João Ubaldo inicia a carreira jornalística em 1957, como repórter no Jornal da Bahia. Torna-se bacharel em direito pela Universidade Federal da Bahia (UFBA) em 1962 e recebe uma bolsa da embaixada norte-americana para realizar o mestrado em administração pública e ciência política na Universidade da Califórnia. De volta ao Brasil em 1965, leciona ciência política na UFBA, atividade que desempenha até 1971.
Estreia em livro em 1968 com o romance Setembro Não Tem Sentido, mas o reconhecimento de crítica e público vem apenas em 1971, com o lançamento de Sargento Getúlio. Esse romance se passa na década de 1950, no Brasil, quando se digladiam a União Democrática Nacional (UDN) e o Partido Social Democrático (PSB). Getúlio, o narrador protagonista, tem a tarefa de conduzir um prisioneiro do interior do Sergipe à capital do estado, Aracaju. A narrativa se desenvolve ao longo do percurso, com predomínio da primeira pessoa, em um quase ininterrupto monólogo.
Na linguagem que simula a oralidade nordestina – construída sobre neologismos, reproduções dos desvios da norma culta e frases entrecortadas –, a violência do meio e a precariedade psicológica dos próprios personagens são retratadas com intensidade. Getúlio, bruto e ignorante, não chega a compreender o jogo político no qual ele mesmo, sendo militar, atua: “Não gosto de jornal como vosmecê, acho difícil, muitas palavras. Menas verdades. Udenistas, comunistas. Comunistas udenistas”, diz ao preso, capturado pelas intrigas partidárias.
Em Sargento Getúlio, percebe-se o interesse de João Ubaldo Ribeiro em investigar a existência de uma identidade nacional e as relações entre vida individual e destinos coletivos da nação. A obra leva a crítica especializada a definir o autor como alguém que mescla a preocupação social de Jorge Amado com a invenção linguística de João Guimarães Rosa (1908-1967), como escreve Luciana Stegagno-Picchio.
O livro rende a João Ubaldo o prêmio Jabuti, em 1972, e é o marco da primeira fase do escritor. Sua riqueza regionalista é tão fiel à realidade que é difícil traduzi-lo para o inglês, o que obriga o próprio autor a fazê-lo. Com ele, João Ubaldo inaugura sua forte presença no cenário internacional. Ao longo de sua carreira, colabora para diversos jornais em outros países, e também publica alguns de seus livros no exterior e é constantemente lembrado pela crítica literária. Dois momentos importantes, nesse aspecto, são a participação do autor, em 1979, como convidado, do International Writting Program, da Universidade de Iowa, e, dois anos depois, como bolsista da Fundação Calouste-Gulbenkian em Lisboa.
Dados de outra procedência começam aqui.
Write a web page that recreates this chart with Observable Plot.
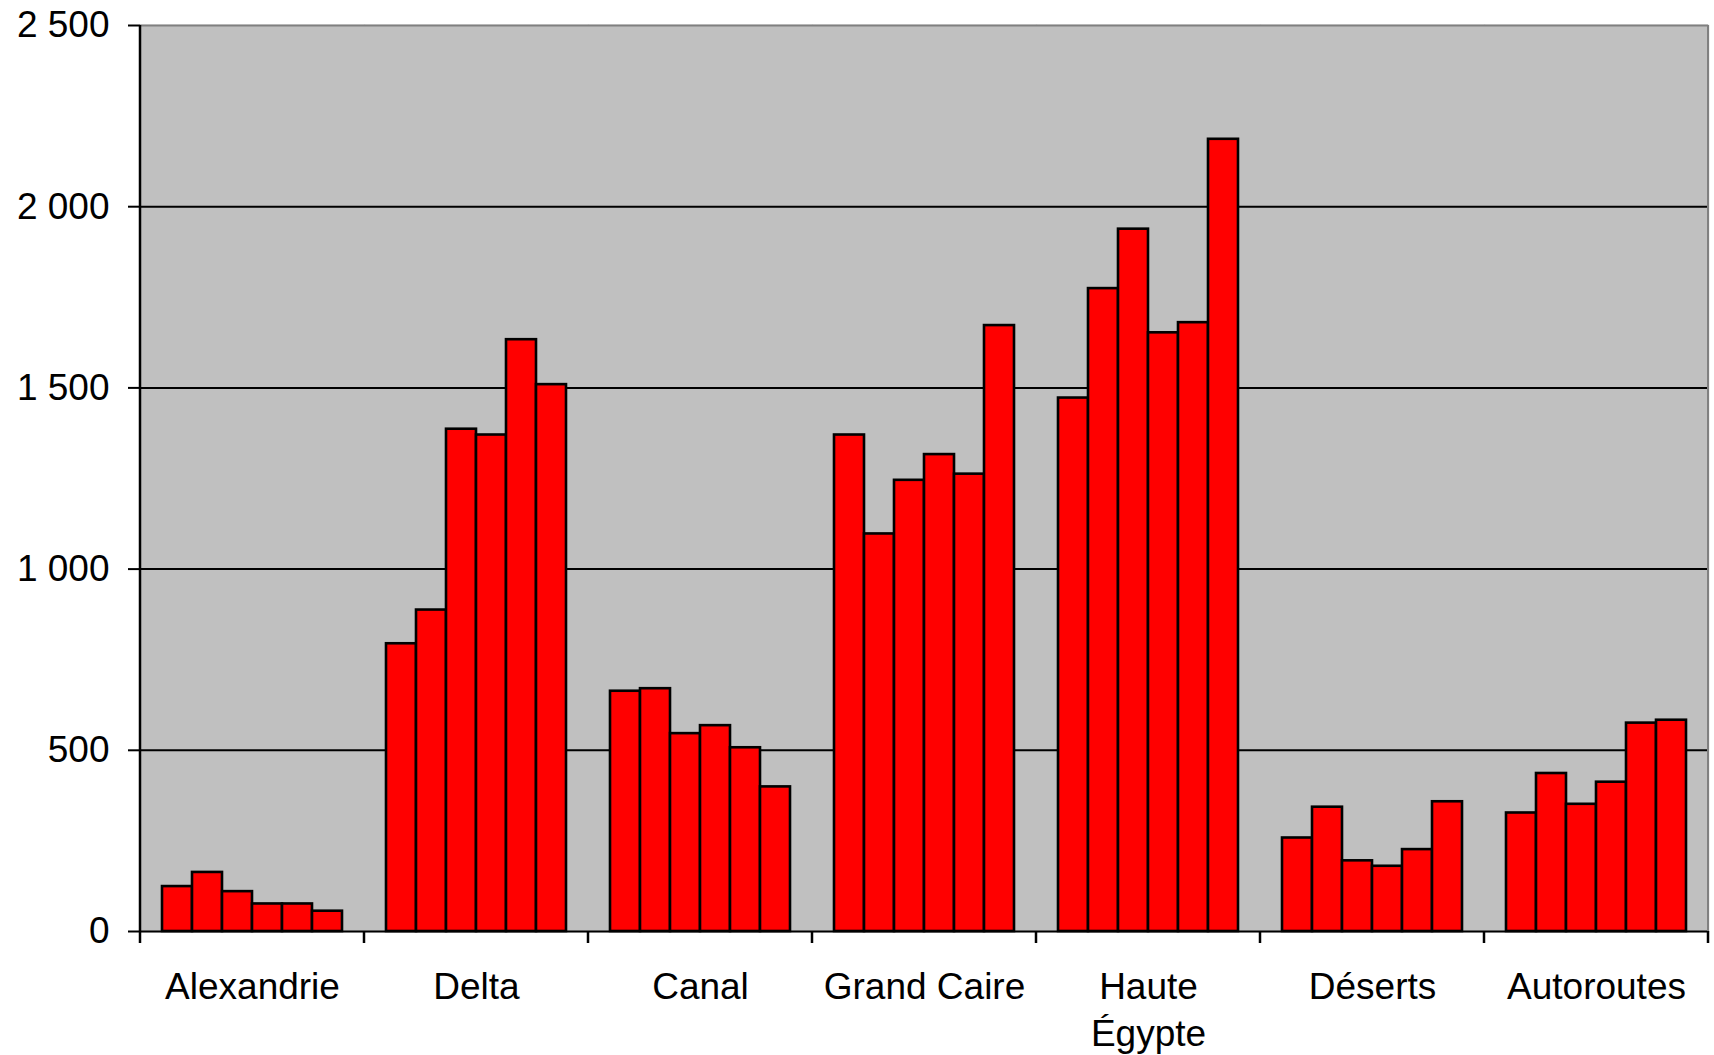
<!DOCTYPE html>
<html>
<head>
<meta charset="utf-8">
<script src="https://cdn.jsdelivr.net/npm/d3@7"></script>
<script src="https://cdn.jsdelivr.net/npm/@observablehq/plot@0.6"></script>
<style>
  html, body { margin: 0; padding: 0; background: white; }
  svg { display: block; }
</style>
</head>
<body>
<div id="chart"></div>
<script>
const categories = ["Alexandrie", "Delta", "Canal", "Grand Caire", "Haute Égypte", "Déserts", "Autoroutes"];
const series = ["1", "2", "3", "4", "5", "6"];
const alexandrie = [124, 163, 110, 76, 76, 56];
const delta = [794, 887, 1386, 1370, 1633, 1509];
const canal = [663, 670, 546, 568, 507, 399];
const grandCaire = [1370, 1097, 1245, 1316, 1262, 1672];
const hauteEgypte = [1472, 1774, 1938, 1652, 1680, 2186];
const deserts = [258, 343, 195, 180, 226, 358];
const autoroutes = [327, 436, 351, 412, 575, 583];
const yTicks = [0, 500, 1000, 1500, 2000, 2500];
const categoryLabels = {"Haute Égypte": "Haute\nÉgypte"};

const valuesByCategory = [alexandrie, delta, canal, grandCaire, hauteEgypte, deserts, autoroutes];
const data = categories.flatMap((c, i) => series.map((s, j) => ({category: c, series: s, value: valuesByCategory[i][j]})));

const fmt = d => d3.format(",")(d).replace(/,/g, " ");

const plot = Plot.plot({
  width: 1714,
  height: 1055,
  marginLeft: 138,
  marginRight: 4,
  marginTop: 25,
  marginBottom: 124,
  style: {fontFamily: "'Liberation Sans', Arial, sans-serif", fontSize: "37px", color: "black", background: "white"},
  fx: {domain: categories, padding: 0, label: null},
  x: {domain: series, paddingInner: 0, paddingOuter: 0.7, axis: null},
  y: {domain: [0, 2500], label: null},
  marks: [
    Plot.frame({fill: "#c0c0c0", stroke: "#c0c0c0", strokeWidth: 1.5}),
    Plot.gridY(yTicks.slice(1, -1), {stroke: "black", strokeOpacity: 1, strokeWidth: 2}),
    Plot.ruleY([2500], {stroke: "#808080", strokeWidth: 2}),
    Plot.barY(data, {fx: "category", x: "series", y: "value", fill: "#ff0000", stroke: "black", strokeWidth: 2.6}),
    Plot.ruleY([0], {stroke: "black", strokeWidth: 2}),
    Plot.axisY(yTicks, {tickSize: 12, tickPadding: 19, tickFormat: fmt, fontSize: 37, strokeWidth: 2, stroke: "black"}),
    Plot.axisFx({anchor: "bottom", tickSize: 0, tickPadding: 34, tickFormat: d => categoryLabels[d] ?? d, lineHeight: 1.28, fontSize: 37})
  ]
});

// Category boundary ticks, left axis line and right border, placed from Plot's own scales
const fx = plot.scale("fx");
const y = plot.scale("y");
const bounds = categories.map(c => fx.apply(c));
const xEnd = bounds[bounds.length - 1] + fx.bandwidth;
bounds.push(xEnd);
const y0 = y.apply(0), yTop = y.apply(2500);
const g = d3.select(plot).append("g");
g.append("line").attr("x1", xEnd).attr("x2", xEnd).attr("y1", yTop).attr("y2", y0)
  .attr("stroke", "#808080").attr("stroke-width", 2);
g.append("line").attr("x1", bounds[0]).attr("x2", bounds[0]).attr("y1", yTop).attr("y2", y0)
  .attr("stroke", "black").attr("stroke-width", 2.5);
g.selectAll("line.tick").data(bounds).join("line").attr("class", "tick")
  .attr("x1", d => d).attr("x2", d => d).attr("y1", y0).attr("y2", y0 + 12)
  .attr("stroke", "black").attr("stroke-width", 2.5);

document.getElementById("chart").append(plot);
</script>
</body>
</html>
Na segunda fase da produção de Ribeiro, a inventividade linguística se mantém, mas os romances se estruturam tradicionalmente. Viva o Povo Brasileiro (1984), que alcança grande sucesso de público e marca esse segundo momento, almeja abarcar mais de 300 anos da história do país, da colonização à contemporaneidade, em busca declarada de algo que defina a identidade nacional. Ao plano que se quer histórico une-se o fantástico, iniciado no “Poleiro das Almas”, em que estas esperam pela encarnação. Todo o livro se desenvolve nessa dicotomia, com uma dessas almas reencarnando sucessivamente e conduzindo a trama de 1647, quando os holandeses chegam à Ilha de Itaparica, na Bahia, até 1977, quando recrudesce o regime militar. Dicotomia é o que ocorre também no âmbito da linguagem. As fontes eruditas se alternam com as populares, e a estrutura considerada comercial convive com a sofisticada intertextualidade. O livro rende o segundo prêmio Jabuti ao autor, em 1984.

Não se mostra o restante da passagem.